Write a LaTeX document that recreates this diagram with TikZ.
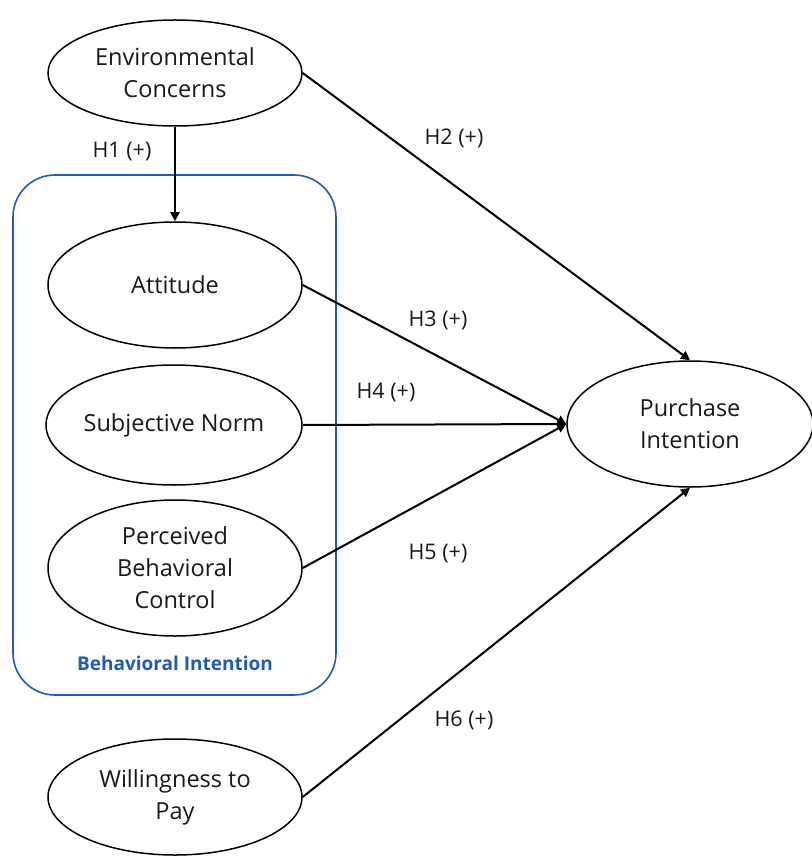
\documentclass[tikz,border=0pt]{standalone}
\usepackage{fontspec}
\setmainfont{Open Sans}
\usetikzlibrary{shapes.geometric,arrows.meta}
\definecolor{boxblue}{HTML}{1F5BB5}
\begin{document}
\begin{tikzpicture}[x=1pt,y=-1pt,
  construct/.style={draw=black, line width=1.5pt, ellipse, inner sep=0pt, align=center,
     font=\fontsize{23.5}{32}\selectfont, text=black!90},
  path/.style={draw=black, line width=2pt, -{Triangle[length=9pt,width=9pt]}},
  hlabel/.style={font=\fontsize{21.5}{24}\selectfont, text=black!90, inner sep=0pt}]
\useasboundingbox (0,0) rectangle (811,858);
\draw[boxblue, line width=1.6pt, rounded corners=42pt] (13,175) rectangle (336,695);
\node[font=\bfseries\fontsize{19}{22}\selectfont, text=boxblue] (bi) at (175,663) {Behavioral Intention};
\node[construct, minimum width=254pt, minimum height=106pt] (ec) at (175,73) {Environmental\\Concerns};
\node[construct, minimum width=254pt, minimum height=126pt] (att) at (175,285) {Attitude};
\node[construct, minimum width=256pt, minimum height=120pt] (sn) at (174,425) {Subjective Norm};
\node[construct, minimum width=254pt, minimum height=136pt] (pbc) at (175,568) {Perceived\\Behavioral\\Control};
\node[construct, minimum width=254pt, minimum height=116pt] (wtp) at (175,797) {Willingness to\\Pay};
\node[construct, minimum width=246pt, minimum height=126pt] (pi) at (690,424) {Purchase\\Intention};
\draw[path] (ec.south) -- (att.north);
\draw[path] (ec.east) -- (pi.north);
\draw[path] (att.east) -- (pi.west);
\draw[path] (sn.east) -- (pi.west);
\draw[path] (pbc.east) -- (pi.west);
\draw[path] (wtp.east) -- (pi.south);
\node[hlabel] (h1) at (122,152) {H1 (+)};
\node[hlabel] (h2) at (454,138) {H2 (+)};
\node[hlabel] (h3) at (438,320) {H3 (+)};
\node[hlabel] (h4) at (386,392) {H4 (+)};
\node[hlabel] (h5) at (438,554) {H5 (+)};
\node[hlabel] (h6) at (464,720) {H6 (+)};
\end{tikzpicture}
\end{document}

******

▶ _Problem requirements_:
Extract the full listing exactly, with the pictures left out.

▶ _Written response_:
Write a LaTeX document that recreates this diagram with TikZ.
\documentclass[tikz,border=0pt]{standalone}
\usepackage{fontspec}
\setmainfont{Open Sans}
\usetikzlibrary{shapes.geometric,arrows.meta}
\definecolor{boxblue}{HTML}{1F5BB5}
\begin{document}
\begin{tikzpicture}[x=1pt,y=-1pt,
  construct/.style={draw=black, line width=1.5pt, ellipse, inner sep=0pt, align=center,
     font=\fontsize{23.5}{32}\selectfont, text=black!90},
  path/.style={draw=black, line width=2pt, -{Triangle[length=9pt,width=9pt]}},
  hlabel/.style={font=\fontsize{21.5}{24}\selectfont, text=black!90, inner sep=0pt}]
\useasboundingbox (0,0) rectangle (811,858);
\draw[boxblue, line width=1.6pt, rounded corners=42pt] (13,175) rectangle (336,695);
\node[font=\bfseries\fontsize{19}{22}\selectfont, text=boxblue] (bi) at (175,663) {Behavioral Intention};
\node[construct, minimum width=254pt, minimum height=106pt] (ec) at (175,73) {Environmental\\Concerns};
\node[construct, minimum width=254pt, minimum height=126pt] (att) at (175,285) {Attitude};
\node[construct, minimum width=256pt, minimum height=120pt] (sn) at (174,425) {Subjective Norm};
\node[construct, minimum width=254pt, minimum height=136pt] (pbc) at (175,568) {Perceived\\Behavioral\\Control};
\node[construct, minimum width=254pt, minimum height=116pt] (wtp) at (175,797) {Willingness to\\Pay};
\node[construct, minimum width=246pt, minimum height=126pt] (pi) at (690,424) {Purchase\\Intention};
\draw[path] (ec.south) -- (att.north);
\draw[path] (ec.east) -- (pi.north);
\draw[path] (att.east) -- (pi.west);
\draw[path] (sn.east) -- (pi.west);
\draw[path] (pbc.east) -- (pi.west);
\draw[path] (wtp.east) -- (pi.south);
\node[hlabel] (h1) at (122,152) {H1 (+)};
\node[hlabel] (h2) at (454,138) {H2 (+)};
\node[hlabel] (h3) at (438,320) {H3 (+)};
\node[hlabel] (h4) at (386,392) {H4 (+)};
\node[hlabel] (h5) at (438,554) {H5 (+)};
\node[hlabel] (h6) at (464,720) {H6 (+)};
\end{tikzpicture}
\end{document}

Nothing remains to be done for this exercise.